Me? I think about pink.
So it was with this in mind that I decided I should actually carry out a breast check for the first time in however long.
Over the tops…under the bottom…under the armpit….oh, hello. What’s this?
I pause for a moment. My husband hears the silence and turns to look at me.
“What is it?”
“Er….I found a lump.”
He narrows his eyes, because we have been brought up and taught to know what a lump means. Might mean.
“It’s probably just a boil. Or a cyst. I just have fatty lumps,” I joke.
He is not amused. So we make a deal – if it’s not gone in 2 weeks, I have to go and see a doctor.
3 weeks later, it’s still there. I sigh and concede as I pick up the phone. It takes AGES to make a doctors appointment so I won’t be seeing them for a while, I’m sure.

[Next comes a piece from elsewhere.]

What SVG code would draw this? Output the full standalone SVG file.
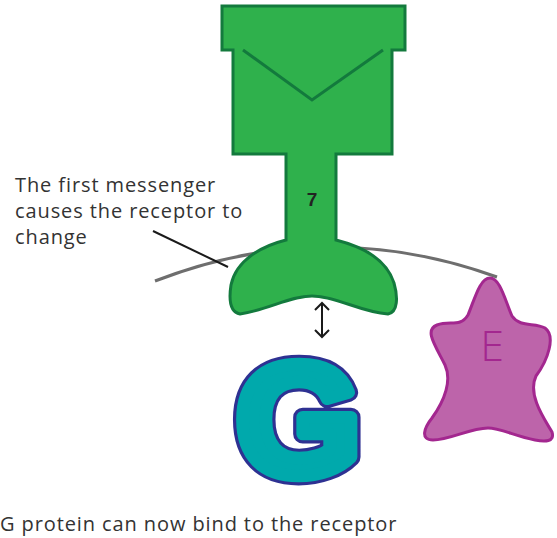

The receptionist picks up. “Hello, how can I hep you?”
“I’d like to book an appointment please.”
“May I ask what for?” I can hear the incessant tapping of the keyboard in the background.
“…Uh….I found a lump.”
It is only for a millisecond but I swear the typing pauses. Stops.
Because I have a found a lump. We all know someone or of someone who found a lump. We know what that means.
“I can book you in for this Friday.”
Holy crap! Only 6 days later? That’s super fast.
There is another lump now but in my throat. I nod, forgetting I am on the phone.
The doctor I see is male. I try to laugh it off again and he smiles with me but gently insists it is worth checking. ‘Cos a lump is a lump.
A female nurse is asked to attend for safe guarding reasons. I take off my top and bra.
With gloved hands, the doctor does the same checks on me that I did myself, focusing on the area of the lump.
It is not cancer. He says the c-word and all the breath leaves my body; I deflate in relief. He tells me what to look out for next time and congratulates me for taking precautions.
I do not feel like I have wasted anyone’s time. I bounce out of the surgery.
A week later, a friend’s mum has a pain checked.
She does not bounce out of the surgery – rather, she has an appointment made for the hospital. There will be many of these now and they don’t know when they will get to exhale; when they will get to slump over, releasing themselves, even momentarily, from the questions and worry.
Maybe, in a year, 5, 10, who knows?
“Draig,” you ask irritably now, because I’m clearly waffling, “What does this have to do with money?“
Everything and nothing and there’s privilege in there to boot.
Everyone I know or have encountered knows what finding a lump may mean. Those educational campaigns worked well. The campaigns to aid the research into this illness also works well. And if that smells like money to you, well, you’re right. And this post is a dividend of that money – whoo!
No matter the out come for either of us, the thought “How much is this going to cost me?” never enters our heads. That’s a privilege. We know the NHS has got our backs.
Isn’t it mad the idea that worrying about your health inevitably means worrying about your finances? Thinking about if you can afford the treatment that might save your life?
My grandma died whilst they argued over how payment was going to be made. We don’t experience that here. But we know that falling ill, even if you’re not paying directly for the treatment, can have a huge impact on your financial life and plans.
Something I’ve loved about the PF world is hearing about the experiences and plans of those who do have to take it into consideration.
It means I also think about how I use my voice, in real life and on the internet.
So my take:
1) October, being Breast Cancer Awareness Month, is going to have some breast-related posts on this here blog. You’re welcome.
2) Men can also get breast cancer. Smaller numbers but still possible (being a minority shouldn’t mean you are uneducated about your risks and options! Hemhem)
3) Being ‘young’, non-binary or thinking it only affects white, middle-class, middle-aged women is also not a good excuse to blank your bewbs. Coppafeel, ‘kay?
3) Check your boobicles, my friends . And have a great month.